The Phantom (Ryan Carnes) in action in The Phantom (2009)
The Phantom (Ryan Carnes) in action

In fact, this seems more like the animated tv series Batman Beyond/Batman of the Future (1999-2001), which dealt with a futuristic successor to the traditional Batman, a youth who inherited the cowl and adapted it with modern technical gadgetry to continue fighting crime in the same manner. It is less a mini-series about The Phantom than it is the heir to role of The Phantom who adapts the traditional costume with hi-tech methods. Unfortunately, in rewriting the essentials of the comic-book, the mini-series fails to incarnate a beloved comic-book character and has only created a work of instant flash-in-the-pan forgettability.
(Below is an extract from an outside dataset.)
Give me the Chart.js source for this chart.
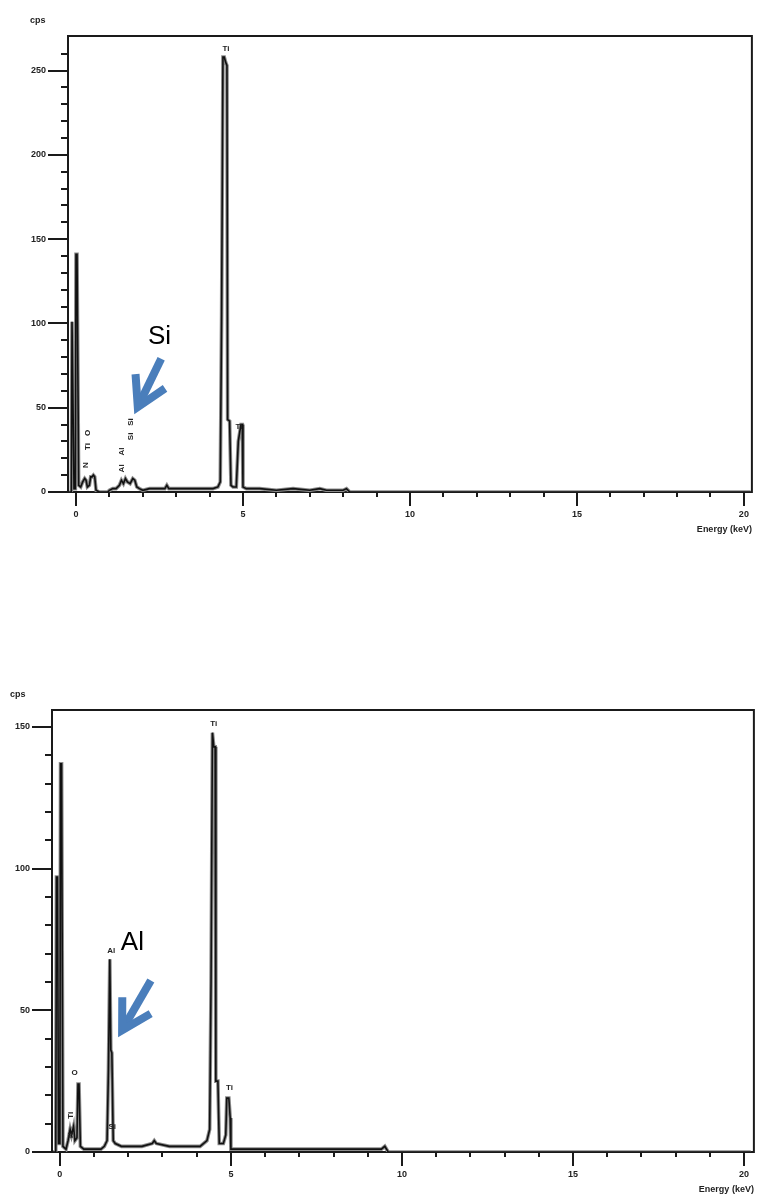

The Phantom hums along adequately on its own terms, despite its never particularly believable scenario. It ultimately amounts to no more than Syfy Channel filler material. The action scenes are adequately handled, although the climactic scenes fighting in and around a speeding ambulance are dull, the type of thing that is routinely used to pad out action in a tv series. The villainous Mind Control scheme is an old hat and unexciting one – one kept being reminded of Spider-Man (1977), the pilot film for the cheesy tv series, which served up almost the same thing.

Ryan Carnes fares not too badly in the central role and one could at least believe him credibly holding together the main series. Isabella Rossellini turns up, breathily playing on her accent as the mad scientist of the show. It is sad to see someone like Isabella Rossellini doing a one-dimensional throwaway role like this. As the lead villain and head of the Singh Brotherhood, Cas Anvar gives a broadly villainous performance that frequently falls into the campy. More promisingly, the end coda sets up the much more worthwhile Jean Marchand as villain for the presumed ensuing tv series (which never ended up happening).